Las holganzas colectivas


       Dice Ortega y Gasset que si se quiere estudiar y conocer la manera de ser, de pensar y de entender la vida de un pueblo, una gente o un período de tiempo, hemos de fijarnos en cómo se divertían, mejor que en las llamadas cosas serias. Pocas cosas, asegura, definen tan bien a una época como el programa de sus placeres. Ni siquiera la ciencia, que da la impresión de que es la actividad básica de cualquier civilización porque esta es más bien una respuesta a las urgencias de los problemas inmediatos que una demanda espontánea. Claramente no son lo mismo los ratos de ocio que ocupaban los griegos con los juegos, como los olímpicos, o como los píticos, que al principio consistían en certámenes de poesía y música que los espectáculos circenses romanos.
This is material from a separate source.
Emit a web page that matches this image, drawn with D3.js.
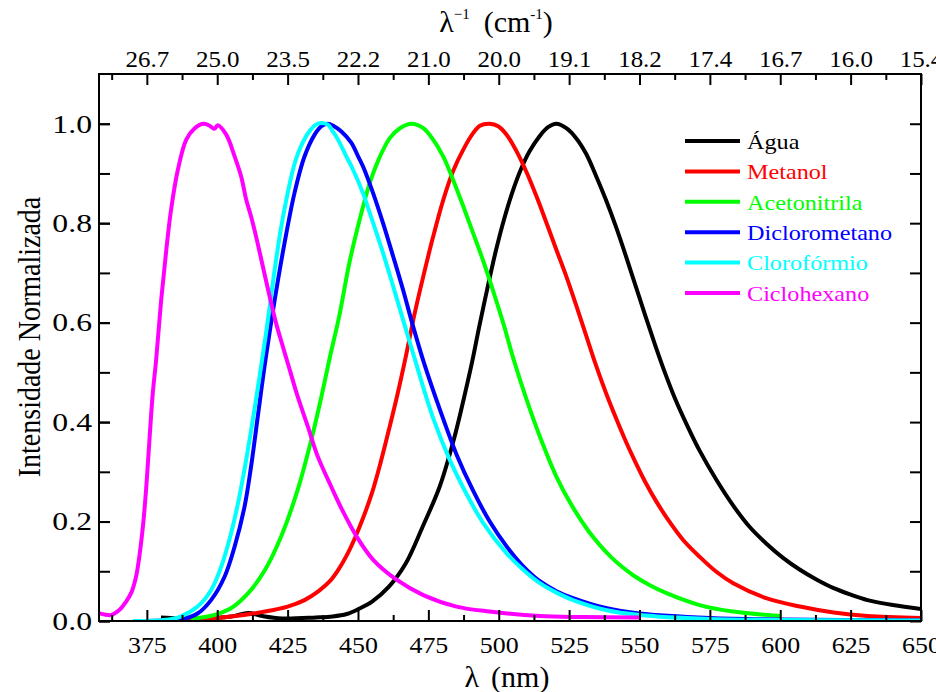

En la Edad Media el pueblo asistía a los autos de fe, a la quema de herejes en la hoguera y en la Moderna era la guillotina la que entretenía al público que, de acuerdo con los viejos iconos y dibujos, asistía a las ejecuciones haciendo calceta, aplaudiendo y celebrando cada una de las acciones del verdugo de turno. El cuadro básico de lo que hacemos en nuestra época poco tiene que ver con esa historia. Hoy se hace es otra cosa. Y ello significa que también somos otra cosa.
      Una parte de la lista de placeres, de las cosas y actividades en las que cada tiempo y cada colectivo encuentra el gusto y el contentamiento son las holganzas, festejos y espectáculos colectivos, las fiestas comunes, aquellas ocupaciones de ocio en las que de manera más o menos masificada y comunitaria participa la comunidad solidariamente con los mismos objetivos y en los que se pueden apreciar tanto los gustos comunes y los caprichos estandarizados como las ideologías dominantes o los intereses de los gobernantes. Representan una manera específica de entender la vida y es la expresión y la manifestación de las diversas mentalidades sociales y colectivas.
       Melchor G. de Jovellanos, no obstante, precisa que una cosa son las diversiones y otras los espectáculos. El pueblo trabajador, dice, necesita diversiones pero no espectáculos. No ha menester que el gobierno lo divierta pero sí que le deje divertirse. “Un día de fiesta claro y sereno en que pueda libremente pasear, correr, tirar a la barra, jugar a la pelota, al tejuelo, a los bolos, merendar, beber, bailar y triscar por el campo”. Lamentando el desaliño de los vecinos, el aire triste y silencioso de los pueblos en los días de fiesta que originan infinitos reglamentos de policía, asegura que un pueblo libre y alegre ejercerá una mejor ciudadanía.
       Los juegos colectivos, tanto si son espectáculos como diversiones, crean ortodoxias rígidas y hasta en su caso sancionadoras y disciplinarias, una especie de pensamiento único obligado. Ello les hace constitutivos de la identidad de grupo (nacional o local) y por ello de elemento diferenciador respecto a los otros y, como consecuencia, producen heterodoxias, herejías y cismas. Y marginación social. El hombre de Calcuta y el de París cuando quieren transportar algo usan idénticamente de la rueda, insiste el filósofo. En cambio se diferencian cuando se ponen a soñar.